Create a list for competitive tracking
When one has a comprehensive list of competitors, there is a resulting need to track and manage them, and this can be achieved through Similarweb’s Competitive Tracker tool, which offers continuous monitoring with strategic advantages and features.
You can track up to 25 websites within the Competitive Tracker. This view provides broad coverage of the competitive landscape, which is important for long-term strategic planning. By tracking these websites, you’ll be one step ahead on changes in traffic, shifts in user engagement metrics, and search rank—giving you a fully rounded insight into the competition.
Another valuable feature available from the Competitive Tracker is custom alerts. These keep you informed about key changes or emerging trends, for example, times when competitor traffic suddenly surges or their engagement rates change. That’s real-time information that lets your business react quicker to market shifts.

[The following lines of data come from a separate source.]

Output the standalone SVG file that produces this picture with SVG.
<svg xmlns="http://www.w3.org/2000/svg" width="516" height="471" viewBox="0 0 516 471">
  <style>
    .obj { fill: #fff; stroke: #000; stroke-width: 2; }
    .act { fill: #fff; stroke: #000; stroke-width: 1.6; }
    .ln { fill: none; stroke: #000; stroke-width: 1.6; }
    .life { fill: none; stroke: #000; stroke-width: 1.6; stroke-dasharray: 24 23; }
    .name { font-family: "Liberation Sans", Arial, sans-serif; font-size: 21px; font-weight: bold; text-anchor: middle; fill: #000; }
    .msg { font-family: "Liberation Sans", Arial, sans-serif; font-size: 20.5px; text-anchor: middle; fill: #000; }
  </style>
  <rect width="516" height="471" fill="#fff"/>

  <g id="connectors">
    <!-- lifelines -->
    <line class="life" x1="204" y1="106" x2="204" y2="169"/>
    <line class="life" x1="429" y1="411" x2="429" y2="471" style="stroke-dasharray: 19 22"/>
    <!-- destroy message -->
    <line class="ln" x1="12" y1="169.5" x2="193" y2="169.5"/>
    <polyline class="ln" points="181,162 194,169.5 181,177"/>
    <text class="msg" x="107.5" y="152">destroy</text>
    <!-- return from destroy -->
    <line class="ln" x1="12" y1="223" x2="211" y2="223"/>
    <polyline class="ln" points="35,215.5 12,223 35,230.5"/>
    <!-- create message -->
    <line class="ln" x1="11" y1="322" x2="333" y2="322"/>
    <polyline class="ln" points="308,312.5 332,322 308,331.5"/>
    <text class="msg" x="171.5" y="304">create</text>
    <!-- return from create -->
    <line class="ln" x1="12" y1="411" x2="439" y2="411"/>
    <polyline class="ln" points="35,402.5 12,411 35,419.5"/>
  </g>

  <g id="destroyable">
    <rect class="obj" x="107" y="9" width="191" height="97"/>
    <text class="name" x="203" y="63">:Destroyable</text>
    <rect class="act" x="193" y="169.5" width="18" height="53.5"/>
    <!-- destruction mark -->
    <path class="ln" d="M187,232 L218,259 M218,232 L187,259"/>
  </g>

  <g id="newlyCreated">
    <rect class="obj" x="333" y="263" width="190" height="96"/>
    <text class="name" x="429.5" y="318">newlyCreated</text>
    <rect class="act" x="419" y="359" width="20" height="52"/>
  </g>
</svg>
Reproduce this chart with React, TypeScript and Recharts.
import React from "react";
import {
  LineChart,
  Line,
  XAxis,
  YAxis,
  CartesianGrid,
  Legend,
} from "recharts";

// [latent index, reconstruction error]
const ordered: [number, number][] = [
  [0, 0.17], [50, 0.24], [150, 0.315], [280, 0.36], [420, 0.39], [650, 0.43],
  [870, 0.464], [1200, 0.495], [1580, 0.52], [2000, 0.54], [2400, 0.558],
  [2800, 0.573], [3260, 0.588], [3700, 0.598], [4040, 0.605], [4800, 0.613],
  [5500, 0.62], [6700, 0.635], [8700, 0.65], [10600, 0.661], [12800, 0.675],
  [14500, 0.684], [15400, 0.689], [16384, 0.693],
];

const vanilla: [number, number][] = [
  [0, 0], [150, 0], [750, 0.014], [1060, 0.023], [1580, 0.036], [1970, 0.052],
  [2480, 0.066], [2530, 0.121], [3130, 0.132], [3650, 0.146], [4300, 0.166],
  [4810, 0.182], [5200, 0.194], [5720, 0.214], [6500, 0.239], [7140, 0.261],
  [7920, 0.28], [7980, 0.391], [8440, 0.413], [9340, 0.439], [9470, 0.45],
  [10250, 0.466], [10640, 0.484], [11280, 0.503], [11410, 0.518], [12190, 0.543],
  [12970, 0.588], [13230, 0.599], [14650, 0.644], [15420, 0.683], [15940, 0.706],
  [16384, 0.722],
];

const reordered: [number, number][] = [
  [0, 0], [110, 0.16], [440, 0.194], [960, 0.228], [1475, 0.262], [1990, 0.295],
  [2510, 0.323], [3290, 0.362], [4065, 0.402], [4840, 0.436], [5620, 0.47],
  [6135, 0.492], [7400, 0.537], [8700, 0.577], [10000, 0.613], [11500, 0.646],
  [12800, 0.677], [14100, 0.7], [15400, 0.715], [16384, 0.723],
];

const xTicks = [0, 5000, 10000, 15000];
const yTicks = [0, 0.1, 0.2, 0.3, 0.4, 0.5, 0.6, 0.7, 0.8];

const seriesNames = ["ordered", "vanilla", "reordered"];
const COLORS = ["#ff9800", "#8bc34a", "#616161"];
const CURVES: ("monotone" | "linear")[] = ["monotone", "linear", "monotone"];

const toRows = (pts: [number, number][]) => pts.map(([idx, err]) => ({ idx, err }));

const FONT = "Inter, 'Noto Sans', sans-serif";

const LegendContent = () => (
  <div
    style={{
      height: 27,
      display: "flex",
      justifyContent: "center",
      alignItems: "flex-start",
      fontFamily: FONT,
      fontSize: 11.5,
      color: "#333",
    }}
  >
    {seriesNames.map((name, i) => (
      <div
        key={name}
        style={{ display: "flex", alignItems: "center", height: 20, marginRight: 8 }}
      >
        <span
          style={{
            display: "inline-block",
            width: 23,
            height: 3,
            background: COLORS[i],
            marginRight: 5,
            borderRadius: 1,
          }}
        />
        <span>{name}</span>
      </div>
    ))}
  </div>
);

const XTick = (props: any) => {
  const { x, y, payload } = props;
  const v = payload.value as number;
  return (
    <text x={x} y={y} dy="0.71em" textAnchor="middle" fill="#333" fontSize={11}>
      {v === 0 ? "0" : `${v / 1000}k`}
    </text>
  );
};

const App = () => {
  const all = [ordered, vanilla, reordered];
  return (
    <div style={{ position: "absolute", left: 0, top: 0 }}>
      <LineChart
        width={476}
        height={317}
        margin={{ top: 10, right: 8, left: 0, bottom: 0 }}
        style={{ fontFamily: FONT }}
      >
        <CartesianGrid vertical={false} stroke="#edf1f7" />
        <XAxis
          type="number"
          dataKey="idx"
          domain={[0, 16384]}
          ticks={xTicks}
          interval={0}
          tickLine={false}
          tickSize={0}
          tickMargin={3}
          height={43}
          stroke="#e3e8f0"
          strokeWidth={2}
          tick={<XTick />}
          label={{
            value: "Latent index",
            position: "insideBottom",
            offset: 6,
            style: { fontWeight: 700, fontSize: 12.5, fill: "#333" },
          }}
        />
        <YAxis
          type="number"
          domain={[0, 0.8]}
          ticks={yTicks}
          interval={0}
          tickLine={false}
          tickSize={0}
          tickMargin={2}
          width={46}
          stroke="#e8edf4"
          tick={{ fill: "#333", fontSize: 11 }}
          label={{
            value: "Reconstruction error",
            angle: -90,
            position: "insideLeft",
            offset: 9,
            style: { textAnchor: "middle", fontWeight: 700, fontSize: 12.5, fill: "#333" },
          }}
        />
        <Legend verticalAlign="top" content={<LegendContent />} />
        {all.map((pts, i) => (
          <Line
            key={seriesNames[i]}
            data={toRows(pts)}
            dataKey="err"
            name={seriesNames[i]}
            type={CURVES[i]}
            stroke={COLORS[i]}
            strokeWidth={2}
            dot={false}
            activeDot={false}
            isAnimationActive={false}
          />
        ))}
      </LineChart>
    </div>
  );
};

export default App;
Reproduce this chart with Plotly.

The platform also delivers automated insights centered around critical metrics such as:
- Traffic patterns
- Growth trajectories
- Engagement rates
Automation guarantees you get information in good time and context, putting you in a position to make quick data-oriented decisions. Proactive adjustments and maintaining an agile and responsive strategy help in keeping your business aligned with the market dynamics.
Identify and analyze your competitors, and start optimizing your strategy
When you have competitor insights at your disposal, you can turn them into actionable strategies that can propel your business to new heights. By regularly reviewing and analyzing their strategies, you’ll be able to identify the gaps in the market effectively, so you can capitalize on their weaknesses and refine your approach better.
With the help of a competitor analysis tool like Similarweb, you’ll be equipped with data-driven strategies. Whether it is launching a product, expanding into new markets, or optimizing operations, these insights will fuel your decisions.
FAQs
How often should I review my competitors?
At a minimum, review your competitors quarterly. In rapidly changing industries or those with significant market swings, frequent reviews help you stay ahead of competitive shifts. Constant monitoring prepares you to respond quickly to new threats or opportunities.
What does a high PPC spend by a competitor indicate?
A high PPC spend typically signals an aggressive market penetration strategy. It highlights your competitor’s priorities and may suggest that you need to adjust your approach to maintain your market position. This tactic often reflects a push to quickly capture a larger market share.
Does customer feedback help you understand your competitors?
Yes, customer feedback is invaluable. Surveys often reveal other brands customers considered before choosing yours, helping you identify direct and indirect competitors. Feedback also highlights what customers find attractive about your competitors’ offerings, allowing you to refine your own.
Why is it important to monitor a competitor’s organic and paid traffic?
Monitoring both organic and paid traffic provides insights into a competitor’s marketing strategy. Organic traffic indicates long-term engagement, while paid traffic reflects immediate market reach. Understanding their balance helps you identify strengths, weaknesses, and focal points in their strategy.
How can I analyze website traffic to identify competitors?
Tools like Similarweb enable deep analysis of traffic volume, sources, top keywords, and user engagement metrics. This analysis helps you identify websites targeting similar audiences, uncover emerging competitors, and devise strategies to capture a larger market share.